I guess in the event that I get shifty, I follow my own advice...do something about it.  Take a trip.  Go on a cruise, fly home for a few days, take a step back and figure out the things in the area that I haven't done, and do them.  I've got friends and family all over the country, it's not like I don't have anyone or anywhere to visit.  I know I'll like living here.  Heck, I've been here for almost a year already and there are still new things to be found, new things to eat, new things to see, new things to do.  I feel like I haven't yet exhausted all there is to do in this area.  And at the end of the day, as long as I have Simon and the dogs with me, I'll be happy wherever I am.  They are my home, my center, my happy place.  Everything else is just details.  

In the process of deciding to make the move out here, it's been helped along by some really great people.  A coworker of mine told me the other night that she wants to adopt me so that I'll have to stay here.  From the outset my boss has hinted that he would love to have me join his staff.  It's nice to hear that people appreciate me, because I feel that far too often, people don't verbalize their compliments.  Not that I need to be showered with praise at a constant, but it's nice to know that people not only appreciate me while I'm here, but that they would like for me to stay a little while longer.  Simon's boss and his coworkers have also been hassling him for quite some time now about going on staff.  Knowing that we'll be inserting ourselves into a positive environment makes the decision that much easier.  I briefly spoke with my boss recently about going on staff, and I verbalized my concerns about giving up this gypsy lifestyle.  He told me there is always the option of taking a leave of absence to get those travel jitters out of my system.  Like I said earlier, this hospital takes care of its employees...it's like they really care about whether we're happy or not. 

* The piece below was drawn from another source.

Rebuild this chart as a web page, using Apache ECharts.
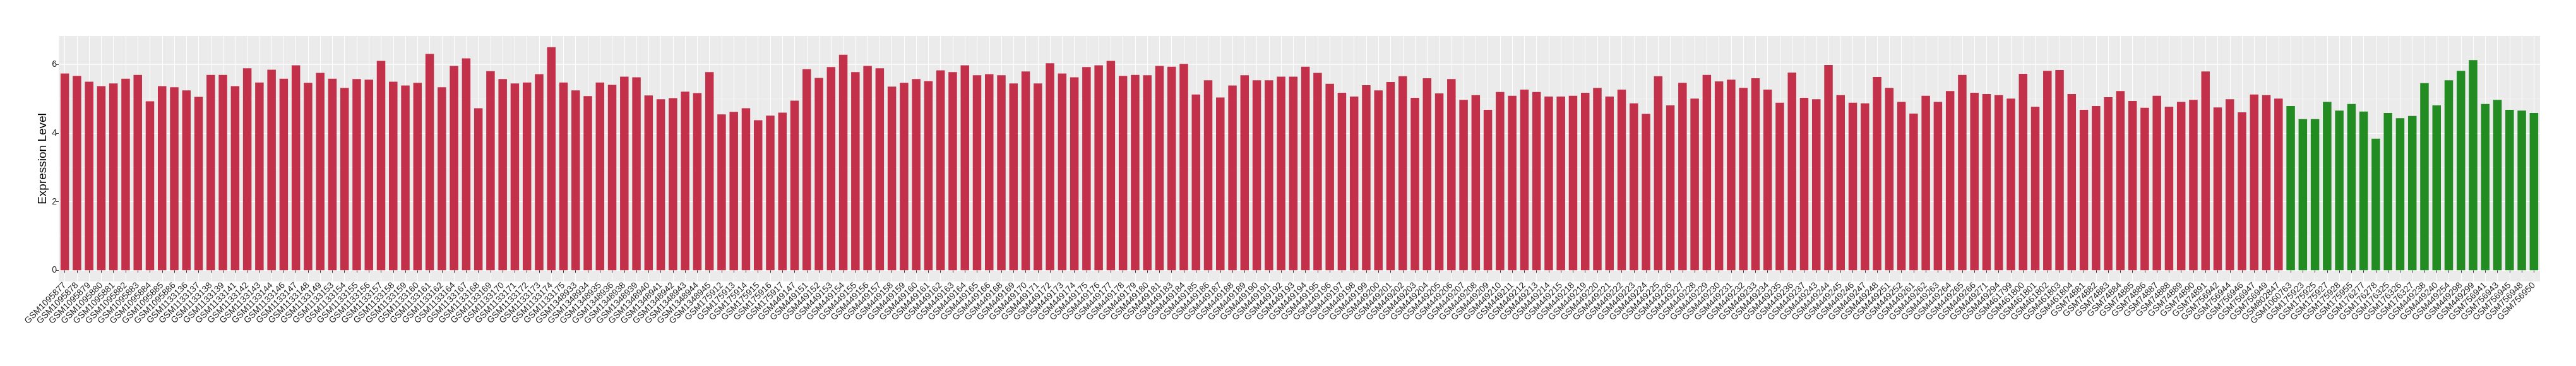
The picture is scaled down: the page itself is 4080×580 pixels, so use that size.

So that's where I'm at.  I started this blog earlier in the week, and in the past few days I've really come to accept that a move to Flagstaff is in my future.  And I'm okay with it.  I'm more than okay with it.  I'm looking forward to it.  And I hope a lot of you are looking forward to coming to visit me here...you just might find yourself wanting to uproot too.  This place does that to a person.  When Simon and I were in orientation back in October, the director of nursing told us that Mt. Elden (one of the mountains here in Flagstaff) will call you back should you decide to leave.  At that time I thought she was little full of it.  Now I get it...and I hear it, loud and clear. 

1 comment:

  1. would love to have you guys be a more long term part of the hospital and community! Although this does reinforce my phobia of working anywhere else - minor problem of ending up at such a good job right out of nursing school ;) Good luck!